Now brothers and sisters what are we going to do about it? How can we, the average American citizen serve and protect ourselves? How do we protect ourselves against the police who have sworn to protect us?
There is a growing movement that calls for police departments to use body cameras to record all interactions between officers and the public. The idea is that this will serve as an objective source of information that could act as a check on the police behavior as well as evidence when there is an incident. While the video is often held up as the gold standard, it’s not perfect evidence, even when clear video exists. And all too often it still does not lead to an indictment. But who’s in charge of the footage, storage, analyzing and disseminating the camera footage? There needs to be a policy in place for such a program, a policy that doesn’t leave the evidence solely in the hands of the police force.
Police demilitarization and new policing models are all projects that could work across America.
We should change the residency requirements of municipal police officers so that they must live in the communities they serve and hire a more racially diverse force might help in cities such as Ferguson, Missouri. These “big-picture” reforms are fundamentally political solutions that will require a long term effort and a coalition of people that spans race, ethnicity and political affiliation. Yes, it will be a challenge, but also a necessity.
Political support is crucial for establishing an effective resolution. As Americans, let’s encourage a transparent judicial process, too often prosecutors issue indictments in a secretive way. Let’s call for legislation that requires that an outside/independent prosecutor be brought in to handle cases involving law enforcement officers. Let’s demand that lawmakers to establish clear guidelines for handling cases involving law enforcement.
In general, we understand that public servants have to be held accountable and that it’s best when it comes from an outside force. This is why our politicians face an electorate, why Congress can investigate the executive branch, and why federal agencies are audited. Checks and balances are a fundamental part of our government and police forces should not be excluded from this necessary safety measure.

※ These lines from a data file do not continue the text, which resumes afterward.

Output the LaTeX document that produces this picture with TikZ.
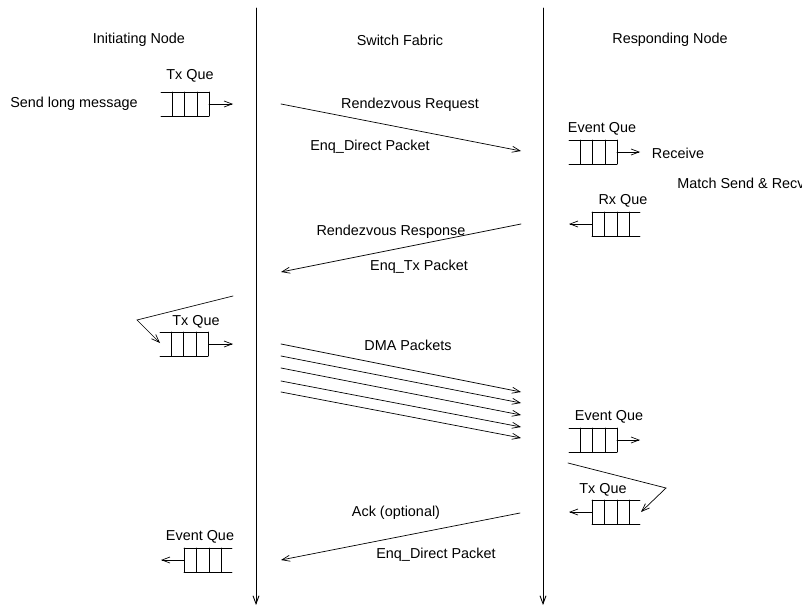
\documentclass[tikz,border=0pt]{standalone}
\usepackage{fontspec}
\setmainfont{Liberation Sans}
\usetikzlibrary{arrows.meta}
\tikzset{
  lbl/.style={inner sep=0pt, font=\fontsize{14.4}{16}\selectfont},
  msg/.style={-{Straight Barb[length=8pt,width=6pt]}},
}
\begin{document}
\begin{tikzpicture}[x=1pt, y=-1pt, line width=0.7pt, line cap=round]
  \useasboundingbox (0,0) rectangle (802,607);
  % las dos lineas de tiempo
  \coordinate (izq-a) at (256,8);   \coordinate (izq-b) at (256,605);
  \coordinate (der-a) at (543,8);   \coordinate (der-b) at (543,605);
  \draw[msg, line width=0.9pt] (izq-a) -- (izq-b);
  \draw[msg, line width=0.9pt] (der-a) -- (der-b);
  % cabeceras
  \node[lbl] (ini) at (139,40) {Initiating Node};
  \node[lbl] (sw)  at (400,40) {Switch Fabric};
  \node[lbl] (rsp) at (670,40) {Responding Node};
  % colas abiertas por la izquierda
  \foreach \x/\y in {161/92, 160/332, 569/140, 569/428} {
    \draw (\x,\y) -- ++(48,0) (\x,\y+24) -- ++(48,0);
    \foreach \d in {11,23.5,36,48} { \draw (\x+\d,\y) -- ++(0,24); }
  }
  % colas abiertas por la derecha
  \foreach \x/\y in {592/212, 592/500, 184/548} {
    \draw (\x,\y) -- ++(48,0) (\x,\y+24) -- ++(48,0);
    \foreach \d in {0,12.5,25,37} { \draw (\x+\d,\y) -- ++(0,24); }
  }
  % textos de las colas
  \node[lbl] (txq1)  at (190,76)  {Tx Que};
  \node[lbl] (send)  at (74,104)  {Send long message};
  \node[lbl] (evq1)  at (602,129) {Event Que};
  \node[lbl, anchor=west] (match) at (677,183) {Match Send \& Recv};
  \node[lbl] (recv)  at (678,153) {Receive};
  \node[lbl] (rxq)   at (623,201) {Rx Que};
  \node[lbl] (txq2)  at (196,322) {Tx Que};
  \node[lbl] (evq2)  at (609,417) {Event Que};
  \node[lbl] (txq3)  at (603,490) {Tx Que};
  \node[lbl] (evq3)  at (200,537) {Event Que};
  % flechas de salida de las colas
  \coordinate (q1) at (209,104); \coordinate (q1e) at (233,104);
  \coordinate (q2) at (617,152); \coordinate (q2e) at (640,152);
  \coordinate (q3) at (592,224); \coordinate (q3e) at (569,224);
  \coordinate (q4) at (209,344); \coordinate (q4e) at (233,344);
  \coordinate (q5) at (617,440); \coordinate (q5e) at (640,440);
  \coordinate (q6) at (592,512); \coordinate (q6e) at (569,512);
  \coordinate (q7) at (184,560); \coordinate (q7e) at (161,560);
  \foreach \q in {q1,q2,q3,q4,q5,q6,q7} { \draw[msg] (\q) -- (\q e); }
  % peticion y respuesta de la cita
  \coordinate (req-a) at (281,104); \coordinate (req-b) at (521,151);
  \draw[msg] (req-a) -- (req-b);
  \node[lbl] (reqt) at (410,105) {Rendezvous Request};
  \node[lbl] (reqe) at (370,147) {Enq\_Direct Packet};
  \coordinate (rsp-a) at (521,224); \coordinate (rsp-b) at (281,272);
  \draw[msg] (rsp-a) -- (rsp-b);
  \node[lbl] (rspt) at (391,232) {Rendezvous Response};
  \node[lbl] (rspe) at (419,267) {Enq\_Tx Packet};
  % vuelta hacia la cola de envio
  \coordinate (lz-a) at (233,296); \coordinate (lz-m) at (137,320);
  \coordinate (lz-b) at (160,343);
  \draw[msg] (lz-a) -- (lz-m) -- (lz-b);
  % los paquetes DMA
  \node[lbl] (dma) at (408,345) {DMA Packets};
  \foreach \i/\a/\b in {1/344/392, 2/356/403, 3/368/415, 4/381/427, 5/392/438} {
    \coordinate (dma\i-a) at (281,\a); \coordinate (dma\i-b) at (521,\b);
    \draw[msg] (dma\i-a) -- (dma\i-b);
  }
  % vuelta en el nodo que responde
  \coordinate (ld-a) at (568,463); \coordinate (ld-m) at (666,488);
  \coordinate (ld-b) at (641,512);
  \draw[msg] (ld-a) -- (ld-m) -- (ld-b);
  % el acuse de recibo
  \coordinate (ack-a) at (520,513); \coordinate (ack-b) at (281,560);
  \draw[msg] (ack-a) -- (ack-b);
  \node[lbl] (ackt) at (396,513) {Ack (optional)};
  \node[lbl] (acke) at (436,555) {Enq\_Direct Packet};
\end{tikzpicture}
\end{document}
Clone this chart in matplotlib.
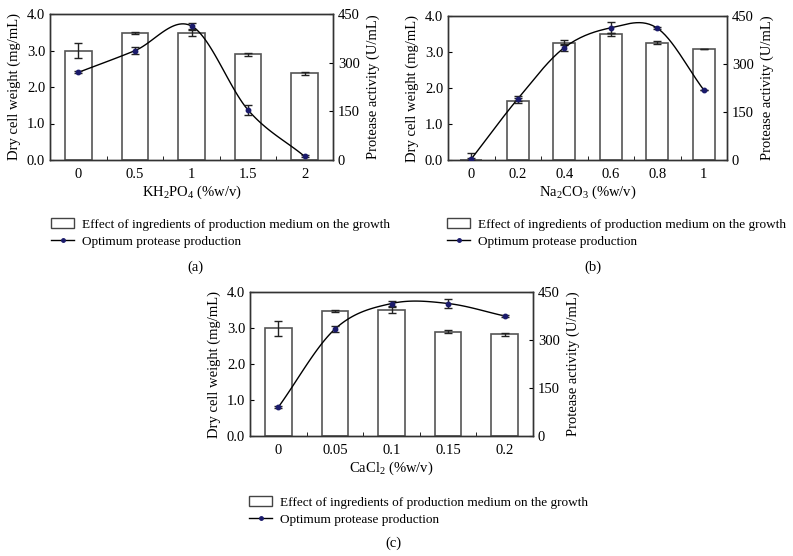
import numpy as np
import matplotlib
matplotlib.use("Agg")
import matplotlib.pyplot as plt
from matplotlib.patches import Patch
from matplotlib.lines import Line2D

plt.rcParams["font.family"] = ["Liberation Serif", "DejaVu Serif"]
plt.rcParams["mathtext.fontset"] = "custom"
plt.rcParams["mathtext.rm"] = "Liberation Serif"
plt.rcParams["mathtext.it"] = "Liberation Serif:italic"

# (a) KH2PO4
a_labels = ["0", "0.5", "1", "1.5", "2"]
a_weight = [3.0, 3.48, 3.49, 2.9, 2.38]
a_weight_err = [0.2, 0.03, 0.08, 0.04, 0.04]
a_protease = [270, 337, 413, 154, 11]
a_protease_err = [3, 10, 8, 15, 3]

# (b) Na2CO3
b_labels = ["0", "0.2", "0.4", "0.6", "0.8", "1"]
b_weight = [0.0, 1.65, 3.26, 3.49, 3.26, 3.08]
b_weight_err = [0.2, 0.08, 0.07, 0.05, 0.04, 0.0]
b_protease = [3, 191, 351, 413, 412, 219]
b_protease_err = [2, 8, 11, 17, 4, 0]

# (c) CaCl2
c_labels = ["0", "0.05", "0.1", "0.15", "0.2"]
c_weight = [2.99, 3.48, 3.49, 2.9, 2.82]
c_weight_err = [0.2, 0.03, 0.08, 0.04, 0.04]
c_protease = [90, 334, 414, 414, 375]
c_protease_err = [3, 10, 9, 14, 4]

bar_label = "Effect of ingredients of production medium on the growth"
line_label = "Optimum protease production"
marker_color = "#1b1b6b"
W, H = 793, 556


def smooth(x, y, n=30):
    # Catmull-Rom curve through the points (spreadsheet-style smoothed line)
    x = np.asarray(x, float)
    y = np.asarray(y, float)
    px = np.concatenate([[2 * x[0] - x[1]], x, [2 * x[-1] - x[-2]]])
    py = np.concatenate([[2 * y[0] - y[1]], y, [2 * y[-1] - y[-2]]])
    xs, ys = [], []
    t = np.linspace(0, 1, n)
    for i in range(1, len(px) - 2):
        p0, p1, p2, p3 = [np.array([px[j], py[j]]) for j in range(i - 1, i + 3)]
        c1 = p1 + (p2 - p0) / 6
        c2 = p2 - (p3 - p1) / 6
        pts = ((1 - t) ** 3)[:, None] * p1 + (3 * (1 - t) ** 2 * t)[:, None] * c1 \
            + (3 * (1 - t) * t ** 2)[:, None] * c2 + (t ** 3)[:, None] * p2
        xs.extend(pts[:, 0])
        ys.extend(pts[:, 1])
    return xs, ys


def panel(rect, labels, weight, weight_err, protease, protease_err, xlabel):
    l, t, r, b = rect
    ax = fig.add_axes([l / W, 1 - b / H, (r - l) / W, (b - t) / H])
    x = np.arange(len(labels))
    ax.bar(x, weight, width=0.47, color="white", edgecolor="#555555", linewidth=1.2, zorder=2)
    ax.errorbar(x, weight, yerr=weight_err, fmt="none", ecolor="#222222", elinewidth=1,
                capsize=3, capthick=1, zorder=3)
    ax.set_ylim(0, 4)
    ax.set_yticks([0, 1, 2, 3, 4])
    ax.set_yticklabels(["0.0", "1.0", "2.0", "3.0", "4.0"])
    ax.set_xlim(-0.5, len(labels) - 0.5)
    ax.set_xticks(x)
    ax.set_xticklabels(labels)
    ax.set_xticks(np.arange(len(labels) - 1) + 0.5, minor=True)
    ax.tick_params(axis="x", which="major", length=0, labelsize=10.5, pad=6)
    ax.tick_params(axis="x", which="minor", direction="in", length=3)
    ax.tick_params(axis="y", direction="in", length=3, labelsize=10.5)
    ax.set_ylabel("Dry cell weight (mg/mL)", fontsize=10.5, labelpad=4)
    ax.set_xlabel(xlabel, fontsize=10.5, labelpad=2)

    ax2 = ax.twinx()
    sx, sy = smooth(x, protease)
    ax2.plot(sx, sy, color="black", linewidth=1, zorder=4)
    ax2.errorbar(x, protease, yerr=protease_err, fmt="o", color=marker_color, markersize=3.2,
                 ecolor="#222222", elinewidth=1, capsize=3, capthick=1, zorder=5)
    ax2.set_ylim(0, 450)
    ax2.set_yticks([0, 150, 300, 450])
    ax2.tick_params(axis="y", direction="in", length=3, labelsize=10.5)
    ax2.set_ylabel("Protease activity (U/mL)", fontsize=10.5, labelpad=5)
    for a in (ax, ax2):
        for s in a.spines.values():
            s.set_color("#333333")
            s.set_linewidth(1)
    return ax


def legend_at(x, y):
    handles = [Patch(facecolor="white", edgecolor="#444444", linewidth=1),
               Line2D([0], [0], color="black", linewidth=1, marker="o", markersize=2.5,
                      markerfacecolor=marker_color, markeredgecolor=marker_color)]
    fig.legend(handles, [bar_label, line_label], loc="upper left",
               bbox_to_anchor=(x / W, 1 - y / H), frameon=False, fontsize=9.5,
               borderpad=0, borderaxespad=0, handlelength=1.75, handleheight=0.8,
               handletextpad=0.6, labelspacing=0.35)


fig = plt.figure(figsize=(W / 100, H / 100), dpi=100)

panel((50, 14, 333, 160), a_labels, a_weight, a_weight_err, a_protease, a_protease_err,
      r"KH$_2$PO$_4$ (%w/v)")
panel((448, 16, 727, 160), b_labels, b_weight, b_weight_err, b_protease, b_protease_err,
      r"Na$_2$CO$_3$ (%w/v)")
panel((250, 292, 533, 436), c_labels, c_weight, c_weight_err, c_protease, c_protease_err,
      r"CaCl$_2$ (%w/v)")

legend_at(51, 218)
legend_at(447, 218)
legend_at(249, 496)

fig.text(195 / W, 1 - 267 / H, "(a)", ha="center", va="center", fontsize=10.5)
fig.text(593 / W, 1 - 267 / H, "(b)", ha="center", va="center", fontsize=10.5)
fig.text(393 / W, 1 - 543 / H, "(c)", ha="center", va="center", fontsize=10.5)

fig.savefig("out.png", dpi=100)
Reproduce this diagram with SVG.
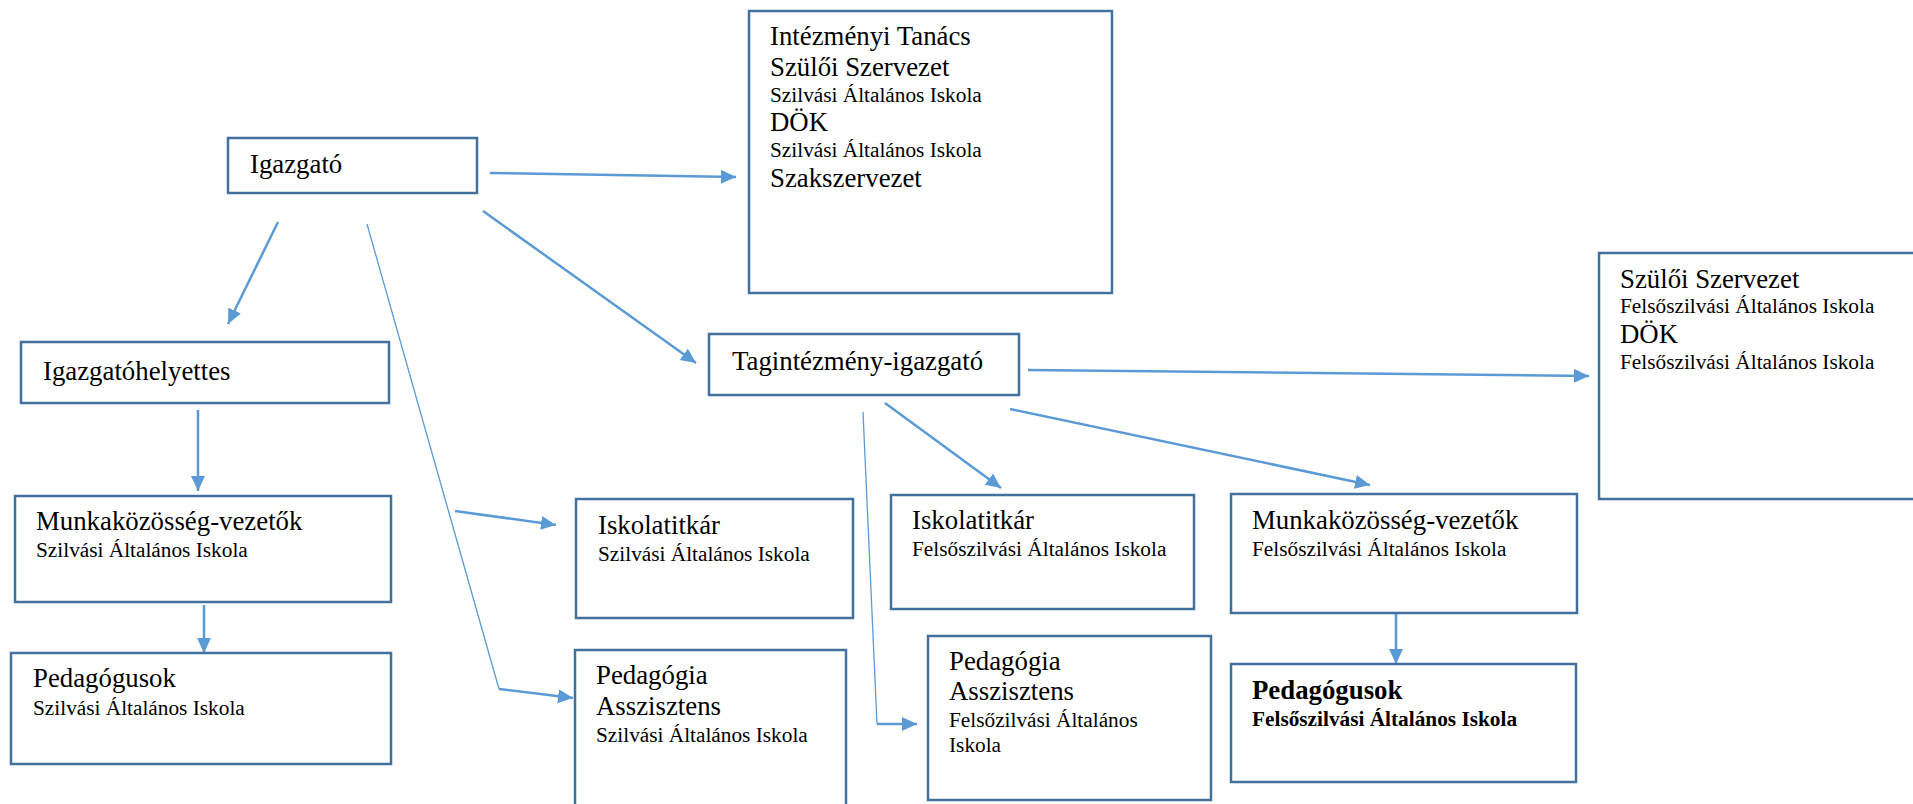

In the last few decades there has been a profound divisiveness between the police and the communities they serve. Like a lot of people, I feel some hostility toward them because there has been so much abuse of power, but, I am also trying to see things from their perspective as well. I had a conversation with a detective a few years ago that made me think about the police’s unique experiences with people. Police officers see a lot of the dark side of humanity, and with that comes a kind defensiveness that is always on and so are the assumptions about people and their intentions that go along with it. However, police should be mindful of what Nietzsche said, “Whoever fights monsters should see to it that in the process he does not become a monster. For when you gaze long into the abyss, the abyss will gaze back into you.” It is a thin line they walk and in the end, they are fallible humans as we all are. It is imperative they remain connected to their communities so they are reminded of the good people they are serving and protecting.
Of course for every overly brutal police officer, there are a dozen outstanding police officers.
But we must protect ourselves and our communities against the one who shoots our brothers and sisters as they go about their daily lives. Let us hold up the outstanding ones and punish the corrupt ones, so that our society can move forward as a peaceful, whole, protected community.